Although we don't believe in timing the market or panicking over market movements, we do like to keep an eye on big changes -- just in case they're material to our investing thesis.
Investors had a few days over the weekend to digest the Federal Reserve's "no taper" decision and today got some more clarity over why the delay happened in the first place. Fed Bank of Atlanta President Dennis Lockhart said it will take creative leadership for the economy to regain its "mojo," Fed Bank of New York President William Dudley said the economy needs "very accommodative monetary policy," and Dallas Federal Reserve President Richard Fisher said he urged the Fed in favor of tapering off the $85 billion in monthly bond purchases.
If that sounds like a confusing mash of opinions, that's because it is -- and that's one reason stocks are down today. The Fed is slowly moving toward pulling back on easy money, but there's debate as to how healthy, or unhealthy, the economy is and therefore the rate at which the Fed can remove the crutches. The markets don't like uncertainty, which has the Dow Jones Industrial Average (DJINDICES:^DJI) down 0.29%, the S&P 500 (SNPINDEX:^GSPC) off 0.4%, gold down 0.56%, and oil 1.03% lower. It's not often all of those components move in the same direction so there's a lot of negative sentiment clouding the market today.

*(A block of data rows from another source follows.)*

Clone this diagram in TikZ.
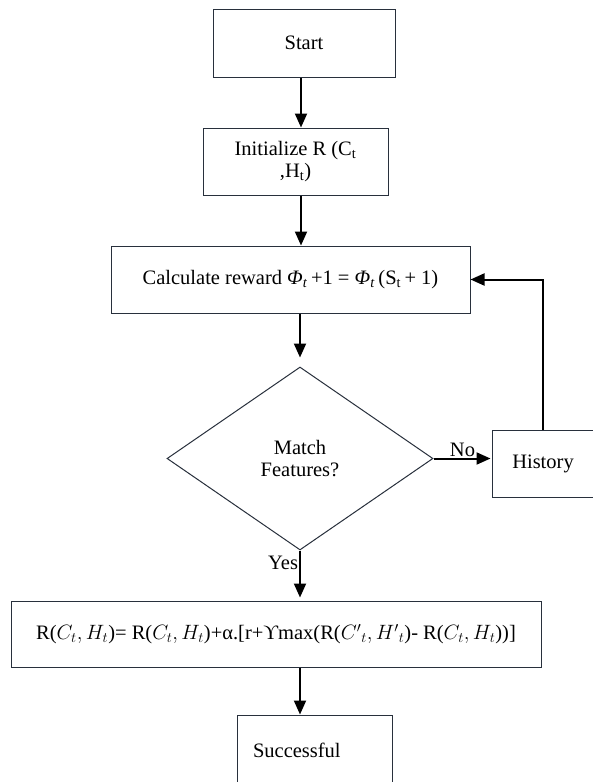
\documentclass[tikz,border=0pt]{standalone}
\usepackage{fontspec}
\setmainfont{Liberation Serif}
\usetikzlibrary{shapes.geometric,arrows.meta}
\tikzset{
  boxnode/.style={draw=boxc, line width=1pt, rectangle, inner sep=0pt, align=center, font=\fontsize{20.5}{22}\selectfont},
  arr/.style={line width=2pt, -{Triangle[length=14pt,width=12pt]}},
  lnk/.style={line width=2pt},
  lbl/.style={font=\fontsize{20.5}{22}\selectfont, inner sep=0pt}
}
\definecolor{boxc}{RGB}{40,48,60}
\begin{document}
\begin{tikzpicture}[x=1pt,y=-1pt]
\useasboundingbox (0,0) rectangle (592,782);
\node[boxnode, minimum width=182pt, minimum height=68pt] (start) at (304,43) {Start};
\node[boxnode, minimum width=185pt, minimum height=67pt] (init) at (295.5,161.5) {Initialize R (C\textsubscript{t}\\,H\textsubscript{t})};
\node[boxnode, minimum width=359pt, minimum height=67pt] (calc) at (290.5,279.5) {Calculate reward \textit{Φ}\textsubscript{\textit{t}}\,+1 = \textit{Φ}\textsubscript{\textit{t}}\,(S\textsubscript{t}\,+ 1)};
\node[boxnode, diamond, aspect=1.45, minimum width=266pt, minimum height=183pt] (dec) at (300,458.5) {Match\\Features?};
\node[boxnode, minimum width=102pt, minimum height=67pt] (hist) at (543,463.5) {History};
\node[boxnode, minimum width=530pt, minimum height=66pt] (form) at (276,634) {R($C_t, H_t$)= R($C_t, H_t$)+α.[r+ϒmax(R($C'{}_t, H'{}_t$)- R($C_t, H_t$))]};
\node[boxnode, minimum width=155pt, minimum height=70pt, text width=123pt, align=left, inner xsep=16pt] (succ) at (314.5,750) {Successful};
\coordinate (ax) at (301,0);
\coordinate (bx) at (300,0);
\draw[arr] (start.south -| ax) -- (init.north -| ax);
\draw[arr] (init.south -| ax) -- (calc.north -| ax);
\draw[arr, shorten >=9pt] (calc.south -| dec.north) -- (dec.north);
\draw[arr, shorten >=1pt] (dec.east) -- (hist.west |- dec.east) node[lbl, midway, above=1pt] (no) {No};
\draw[arr] (hist.north) |- (calc.east);
\draw[arr, shorten >=3pt] (dec.south) -- (form.north -| dec.south) node[lbl, pos=0.25, left=1pt] (yes) {Yes};
\draw[arr] (form.south -| bx) -- (succ.north -| bx);
\end{tikzpicture}
\end{document}
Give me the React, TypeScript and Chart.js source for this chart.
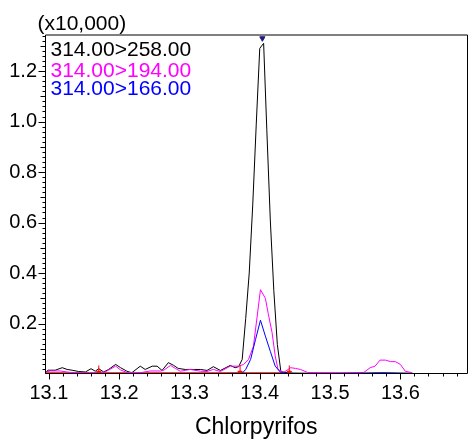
import React, { useEffect, useRef } from 'react';
import { Chart, registerables } from 'chart.js';

Chart.register(...registerables);

const FONT = '"Liberation Sans", Arial, Helvetica, sans-serif';

const seriesLabels = ['314.00>258.00', '314.00>194.00', '314.00>166.00'];
const seriesColors = ['#000000', '#ff00ff', '#0000ff'];
const scaleLabel = '(x10,000)';
const xTitle = 'Chlorpyrifos';

const xLabelTicks = [13.1, 13.2, 13.3, 13.4, 13.5, 13.6];
const yLabelTicks = [0.2, 0.4, 0.6, 0.8, 1.0, 1.2];

const blackTimes = [13.095, 13.099, 13.109, 13.119, 13.126, 13.133, 13.142, 13.152, 13.16, 13.166, 13.171, 13.178, 13.185, 13.195, 13.202, 13.211, 13.218, 13.23, 13.237, 13.247, 13.254, 13.261, 13.27, 13.277, 13.284, 13.294, 13.306, 13.316, 13.325, 13.334, 13.344, 13.358, 13.365, 13.37, 13.375, 13.38, 13.385, 13.39, 13.395, 13.4, 13.4055, 13.41, 13.415, 13.42, 13.425, 13.43, 13.44, 13.47, 13.52, 13.57, 13.617];
const blackValues = [0.006, 0.015, 0.015, 0.025, 0.018, 0.015, 0.01, 0.008, 0.021, 0.011, 0.021, 0.008, 0.018, 0.038, 0.025, 0.011, 0.005, 0.031, 0.018, 0.031, 0.031, 0.014, 0.045, 0.035, 0.022, 0.018, 0.018, 0.018, 0.014, 0.029, 0.014, 0.034, 0.025, 0.029, 0.058, 0.22, 0.4, 0.67, 0.99, 1.29, 1.31, 0.97, 0.61, 0.33, 0.117, 0.01, 0.004, 0.003, 0.003, 0.004, 0.003];

const magentaTimes = [13.095, 13.102, 13.116, 13.131, 13.159, 13.18, 13.195, 13.202, 13.211, 13.23, 13.244, 13.259, 13.263, 13.273, 13.28, 13.287, 13.301, 13.316, 13.325, 13.334, 13.344, 13.358, 13.37, 13.377, 13.384, 13.391, 13.401, 13.408, 13.412, 13.4175, 13.422, 13.426, 13.434, 13.444, 13.451, 13.458, 13.468, 13.515, 13.548, 13.557, 13.564, 13.571, 13.579, 13.586, 13.593, 13.6, 13.607, 13.617];
const magentaValues = [0.008, 0.012, 0.012, 0.006, 0.004, 0.008, 0.031, 0.016, 0.006, 0.005, 0.012, 0.012, 0.014, 0.034, 0.022, 0.011, 0.018, 0.011, 0.01, 0.018, 0.01, 0.031, 0.031, 0.038, 0.058, 0.11, 0.334, 0.3, 0.24, 0.164, 0.071, 0.018, 0.006, 0.025, 0.022, 0.018, 0.006, 0.005, 0.006, 0.025, 0.031, 0.055, 0.055, 0.049, 0.049, 0.038, 0.011, 0.005];

const blueTimes = [13.095, 13.15, 13.2, 13.25, 13.3, 13.35, 13.375, 13.38, 13.387, 13.394, 13.401, 13.408, 13.415, 13.422, 13.43, 13.45, 13.5, 13.55, 13.575, 13.6, 13.617];
const blueValues = [0.002, 0.002, 0.002, 0.002, 0.002, 0.002, 0.003, 0.018, 0.058, 0.137, 0.213, 0.15, 0.09, 0.031, 0.005, 0.002, 0.002, 0.003, 0.005, 0.003, 0.002];

const baselineTimes = [13.095, 13.44];
const baselineValues = [0.005, 0.005];
const markerTimes = [13.171, 13.372, 13.442];
const markerValues = [0.014, 0.014, 0.014];
const apexTimes = [13.4037];
const apexValues = [1.33];

const toPoints = (t: number[], v: number[]) => t.map((x, i) => ({ x, y: v[i] }));
const isMultiple = (v: number, step: number) => Math.abs(v / step - Math.round(v / step)) < 1e-6;
const inList = (v: number, list: number[]) => list.some((l) => Math.abs(l - v) < 1e-6);

const zeroPad = (s: any) => {
  s.paddingLeft = 0;
  s.paddingRight = 0;
  s.paddingTop = 0;
  s.paddingBottom = 0;
};

const decorPlugin = {
  id: 'decor',
  afterDraw(chart: any) {
    const { ctx, chartArea: a, scales } = chart;
    const xs = scales.x;
    const ys = scales.y;
    ctx.save();
    ctx.strokeStyle = '#000';
    ctx.lineWidth = 1;
    ctx.beginPath();
    const L = a.left + 0.5;
    const B = a.bottom - 0.5;
    ctx.moveTo(L, a.top + 0.5);
    ctx.lineTo(L, B);
    ctx.lineTo(a.right, B);
    ctx.lineTo(a.right, a.top + 0.5);
    ctx.closePath();
    xs.ticks.forEach((t: any) => {
      if (!isMultiple(t.value, 0.02)) return;
      const px = Math.round(xs.getPixelForValue(t.value)) + 0.5;
      const len = isMultiple(t.value, 0.1) ? 6 : 3;
      ctx.moveTo(px, B);
      ctx.lineTo(px, B + len);
    });
    ys.ticks.forEach((t: any) => {
      if (t.value <= 0) return;
      const py = Math.round(ys.getPixelForValue(t.value)) + 0.5;
      const len = isMultiple(t.value, 0.2) ? 7 : isMultiple(t.value, 0.1) ? 5 : 3;
      ctx.moveTo(L, py);
      ctx.lineTo(L - len, py);
    });
    ctx.stroke();

    ctx.textAlign = 'left';
    ctx.textBaseline = 'alphabetic';
    ctx.fillStyle = '#000';
    ctx.font = `21px ${FONT}`;
    ctx.fillText(scaleLabel, 37.5, 29.5);
    const baselines = [56, 77, 95];
    seriesLabels.forEach((lab, i) => {
      ctx.fillStyle = seriesColors[i];
      ctx.fillText(lab, a.left + 5.5, baselines[i]);
    });
    ctx.fillStyle = '#000';
    ctx.textAlign = 'center';
    ctx.font = `23px ${FONT}`;
    ctx.fillText(xTitle, (a.left + a.right) / 2, 434);
    ctx.restore();
  },
};

export default function App() {
  const ref = useRef<HTMLCanvasElement | null>(null);
  useEffect(() => {
    document.body.style.margin = '0';
    const canvas = ref.current;
    if (!canvas) return;
    const lineDs = (label: string, t: number[], v: number[], color: string, order: number) => ({
      label,
      data: toPoints(t, v),
      borderColor: color,
      backgroundColor: color,
      borderWidth: 1,
      pointRadius: 0,
      showLine: true,
      tension: 0,
      order,
    });
    const chart = new Chart(canvas, {
      type: 'scatter',
      data: {
        datasets: [
          lineDs('baseline', baselineTimes, baselineValues, '#ff0000', 5),
          lineDs(seriesLabels[0], blackTimes, blackValues, seriesColors[0], 4),
          lineDs(seriesLabels[1], magentaTimes, magentaValues, seriesColors[1], 3),
          lineDs(seriesLabels[2], blueTimes, blueValues, seriesColors[2], 2),
          {
            label: 'markers',
            data: toPoints(markerTimes, markerValues),
            pointStyle: 'line',
            rotation: 90,
            pointRadius: 5,
            borderColor: '#ff0000',
            borderWidth: 1,
            showLine: false,
            order: 1,
          },
          {
            label: 'markerHeads',
            data: toPoints(markerTimes, markerValues.map((v) => v - 0.008)),
            pointStyle: 'triangle',
            rotation: 180,
            pointRadius: 2.5,
            borderColor: '#ff0000',
            backgroundColor: '#ff0000',
            borderWidth: 1,
            showLine: false,
            order: 1,
          },
          {
            label: 'apex',
            data: toPoints(apexTimes, apexValues),
            pointStyle: 'triangle',
            rotation: 180,
            pointRadius: 3,
            borderColor: '#1c1c7a',
            backgroundColor: '#1c1c7a',
            borderWidth: 1,
            showLine: false,
            order: 0,
          },
        ],
      },
      options: {
        responsive: false,
        animation: false,
        events: [],
        layout: { autoPadding: false, padding: { top: 34.5, right: 0.5, left: 0, bottom: 0 } },
        plugins: { legend: { display: false }, tooltip: { enabled: false }, title: { display: false } },
        scales: {
          x: {
            type: 'linear',
            min: 13.0945,
            max: 13.6955,
            grid: { display: false, drawTicks: false },
            border: { display: false },
            afterFit: (s: any) => { s.height = 65; zeroPad(s); },
            ticks: {
              stepSize: 0.02,
              includeBounds: false,
              autoSkip: false,
              maxRotation: 0,
              padding: 7,
              color: '#000',
              font: { family: FONT, size: 20 },
              callback: (v: any) => (inList(Number(v), xLabelTicks) ? Number(v).toFixed(1) : ''),
            },
          },
          y: {
            type: 'linear',
            min: 0,
            max: 1.345,
            grid: { display: false, drawTicks: false },
            border: { display: false },
            afterFit: (s: any) => { s.width = 45; zeroPad(s); },
            ticks: {
              stepSize: 0.02,
              includeBounds: false,
              autoSkip: false,
              padding: 8,
              color: '#000',
              font: { family: FONT, size: 20 },
              callback: (v: any) => (inList(Number(v), yLabelTicks) ? Number(v).toFixed(1) : ''),
            },
          },
        },
      },
      plugins: [decorPlugin],
    } as any);
    return () => chart.destroy();
  }, []);
  return <canvas ref={ref} width={468} height={439} style={{ display: 'block' }} />;
}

Leading the Dow's declines today are JPMorgan Chase (NYSE:JPM) and Goldman Sachs (NYSE:GS), which are respectively down 2.1% and 2.4%. One driver of the declines is disappointment in the Fed's decision not to taper. Higher interest rates from tapering would result in higher spreads between what banks can borrow for the short term and lend for the long term, increasing their profits. With interest rates down because of continued stimulus, tight margins will persist in the lending business.
The second thing hitting banks is a report that Citigroup's trading revenue will be disappointing this quarter. The Financial Times reported reporting that income could fall by more than 10% this quarter because of slower trading revenue. Investment banks such as Citigroup, JPMorgan, and Goldman Sachs rely on volume to keep their market-making businesses profitable; a slowdown at one would likely leak over to the other big banks as well. Watch third-quarter earnings releases for comments on this over the next few weeks.